Dave

If the opportunity avails itself, I will buy the first round.

I was thinking about two distinct things. With the cults, I was thinking about true believers in unregulated financial markets, who maintained the belief in spite of evidence to the contrary, till the bottom completely fell out of the markets. Calling what they believed knowledge doesn’t do anyone a service, in my view.

On the new directions, the thought is that learning and knowledge creation is something like a sine wave. There are periods of intense interest and growth, then that tapers off followed by a lull. The next upswing might very well involve others and initially be the product of an individual or a small group. In a not fully appropriate statistical analogy, groups often regress to the mean. The next new thing comes from an outlier.

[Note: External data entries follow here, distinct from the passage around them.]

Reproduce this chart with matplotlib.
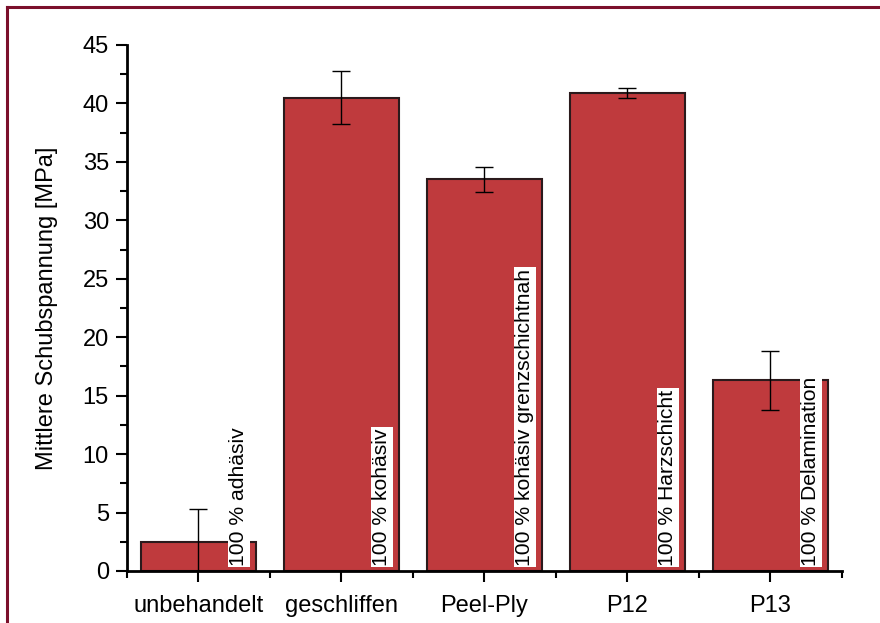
import matplotlib.pyplot as plt
from matplotlib.lines import Line2D
from matplotlib.ticker import MultipleLocator

plt.rcParams['font.family'] = ['Liberation Sans', 'DejaVu Sans']

proben = ["unbehandelt", "geschliffen", "Peel-Ply", "P12", "P13"]
spannung = [2.5, 40.5, 33.5, 40.9, 16.3]
fehler = [2.8, 2.25, 1.05, 0.4, 2.55]
bruchbild = ["100 % adhäsiv", "100 % kohäsiv", "100 % kohäsiv grenzschichtnah",
             "100 % Harzschicht", "100 % Delamination"]

fig = plt.figure(figsize=(8.8, 6.23), dpi=100)
ax = fig.add_axes([0.1443, 0.0835, 0.8125, 0.8443])

x = range(len(proben))
ax.bar(x, spannung, width=0.8, color="#bf3a3d", edgecolor="#2b1a1c", linewidth=1.5, zorder=2)
ax.errorbar(x, spannung, yerr=fehler, fmt="none", ecolor="black", elinewidth=1,
            capsize=6.5, capthick=1, zorder=3)

# Bruchbild-Beschriftung senkrecht im Balken
for i, txt in enumerate(bruchbild):
    ax.text(i + 0.28, 0.45, txt, rotation=90, ha="center", va="bottom", fontsize=15.2,
            bbox=dict(facecolor="white", edgecolor="none", pad=1.0), zorder=4)

ax.set_xlim(-0.5, 4.5)
ax.set_ylim(0, 45)
ax.set_xticks(list(x))
ax.set_xticklabels(proben, fontsize=17)
ax.xaxis.set_minor_locator(MultipleLocator(1, offset=0.5))
ax.yaxis.set_major_locator(MultipleLocator(5))
ax.yaxis.set_minor_locator(MultipleLocator(2.5))
ax.tick_params(axis="both", which="major", direction="out", length=8, width=1.5, labelsize=17)
ax.tick_params(axis="x", which="major", pad=9)
ax.tick_params(axis="y", which="major", pad=5)
ax.tick_params(axis="both", which="minor", direction="out", length=5, width=1.5)
ax.set_ylabel("Mittlere Schubspannung [MPa]", fontsize=17, labelpad=18)

for s in ["top", "right"]:
    ax.spines[s].set_visible(False)
for s in ["left", "bottom"]:
    ax.spines[s].set_linewidth(2)

# Rahmen oben und links
rot = "#7b0f2b"
fig.add_artist(Line2D([6.5 / 880, 6.5 / 880], [0, 1 - 6.5 / 623], color=rot, lw=2.2,
                      transform=fig.transFigure))
fig.add_artist(Line2D([6.5 / 880, 1], [1 - 6.5 / 623, 1 - 6.5 / 623], color=rot, lw=2.2,
                      transform=fig.transFigure))

fig.savefig("out.png", dpi=100)
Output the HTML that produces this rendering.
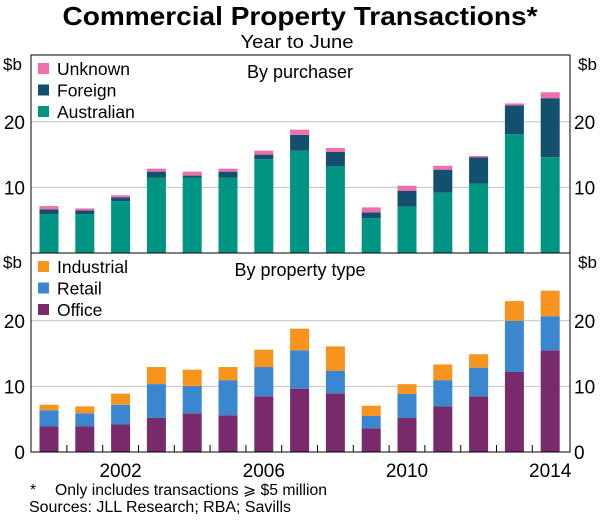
<!DOCTYPE html>
<html><head><meta charset="utf-8"><style>
body{margin:0;background:#fff;width:600px;height:516px;overflow:hidden}
svg text{font-family:"Liberation Sans",Arial,sans-serif;fill:#000}
</style></head><body>
<svg id="c" width="600" height="516">
<text x="300" y="25" font-size="26" font-weight="bold" text-anchor="middle" textLength="475" lengthAdjust="spacingAndGlyphs">Commercial Property Transactions*</text>
<text x="297" y="48" font-size="18" text-anchor="middle" textLength="113" lengthAdjust="spacingAndGlyphs">Year to June</text>
<g id="g"></g>
<text x="30" y="495" font-size="15.5">*</text>
<text x="55" y="495" font-size="15.5" textLength="272" lengthAdjust="spacingAndGlyphs">Only includes transactions ⩾ $5 million</text>
<text x="29" y="512" font-size="15.5" textLength="262" lengthAdjust="spacingAndGlyphs">Sources: JLL Research; RBA; Savills</text>
</svg>
<script>
const years=[2000,2001,2002,2003,2004,2005,2006,2007,2008,2009,2010,2011,2012,2013,2014];
const australian=[5.9,5.9,7.9,11.5,11.5,11.5,14.3,15.6,13.2,5.3,7.1,9.2,10.6,18.1,14.6];
const foreign=[0.75,0.6,0.6,0.9,0.3,0.9,0.7,2.4,2.2,0.9,2.4,3.5,4.0,4.4,9.0];
const unknown=[0.5,0.3,0.3,0.45,0.6,0.45,0.6,0.8,0.6,0.75,0.75,0.6,0.2,0.3,0.9];
const office=[3.9,3.9,4.2,5.2,5.9,5.6,8.5,9.65,8.95,3.6,5.2,6.95,8.5,12.2,15.5];
const retail=[2.45,2.0,3.0,5.15,4.15,5.35,4.45,5.85,3.45,1.9,3.65,4.0,4.35,7.8,5.2];
const industrial=[0.85,1.05,1.7,2.6,2.5,2.0,2.65,3.3,3.7,1.55,1.5,2.4,2.05,3.0,3.9];
const yTicks=[10,20];
const yTicksBottom=[0,10,20];
const xLabels=[2002,2006,2010,2014];

const NS="http://www.w3.org/2000/svg",G=document.getElementById('g');
function mk(t,a,txt){const e=document.createElementNS(NS,t);for(const k in a)e.setAttribute(k,a[k]);if(txt!==undefined)e.textContent=txt;G.appendChild(e);return e;}
const L=31,R=570,x0=49,dx=35.8,bw=19,u=6.56;
const xs=i=>x0+i*dx;
function panel(zero,top,series,colors,names,title,pname,ticks){
  const ys=v=>zero-v*u;
  for(const t of [10,20]){const l=mk('line',{x1:L,x2:R,y1:ys(t),y2:ys(t),stroke:'#c4c4c4','stroke-width':1});
    }
  years.forEach((y,i)=>{let base=0;series.forEach((s,k)=>{
    const r=mk('rect',{x:xs(i)-bw/2,y:ys(base+s[i]),width:bw,height:s[i]*u,fill:colors[k]});
    
    
    base+=s[i];});});
  ticks.forEach(t=>{
    const a=mk('text',{x:L-6,y:ys(t)+7,'font-size':19,'text-anchor':'end'},t);
    
    const b=mk('text',{x:R+4,y:ys(t)+7,'font-size':19},t);
    });
  const u1=mk('text',{x:3,y:top+15,'font-size':17},'$b');
  const u2=mk('text',{x:578,y:top+15,'font-size':17},'$b');
  const tt=mk('text',{x:300,y:top+23,'font-size':18,'text-anchor':'middle'},title);
  for(let k=series.length-1,j=0;k>=0;k--,j++){
    const yy=top+8+j*21.5;
    const s=mk('rect',{x:38,y:yy,width:11,height:11,fill:colors[k]});
    const t=mk('text',{x:57,y:yy+12,'font-size':17.5},names[k]);}
}
panel(253,55,[australian,foreign,unknown],['#009482','#13506f','#f06ea9'],['Australian','Foreign','Unknown'],'By purchaser','top-panel',yTicks);
panel(452,253,[office,retail,industrial],['#782a6c','#3a87cf','#f7941d'],['Office','Retail','Industrial'],'By property type','bottom-panel',yTicksBottom);
let f=mk('rect',{x:L,y:55,width:R-L,height:397,fill:'none',stroke:'#000','stroke-width':1});

let d=mk('line',{x1:L,x2:R,y1:253,y2:253,stroke:'#000'});

for(let i=0;i<years.length-1;i++){const t=mk('line',{x1:xs(i)+dx/2,x2:xs(i)+dx/2,y1:452,y2:445,stroke:'#000'});
  }
xLabels.forEach(y=>{const i=years.indexOf(y);const t=mk('text',{x:xs(i),y:477,'font-size':19,'text-anchor':'middle'},y);
  });
</script>
</body></html>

At least that’s my sense of it.

Also, on the point of where the bar should be for the word knowledge, I suppose that depends on context. For decision making and management, I think it should be high, so we appreciate how much we don’t know, and view setbacks as opportunities for improvements. In this setting, if we used the low bar interpretation, every mistake we’d make would be a reminder that we’re a ditz for not having anticipated correctly ahead of time and give a false sense that perfect solutions are possible.

Having a mature view about uncertainty is hard. And it is important to acquire. So even in the classroom setting perhaps the bar should be high, but I can see a flip argument that the labeling of the activity could impact student engagement and anything that encourages that needs to considered seriously.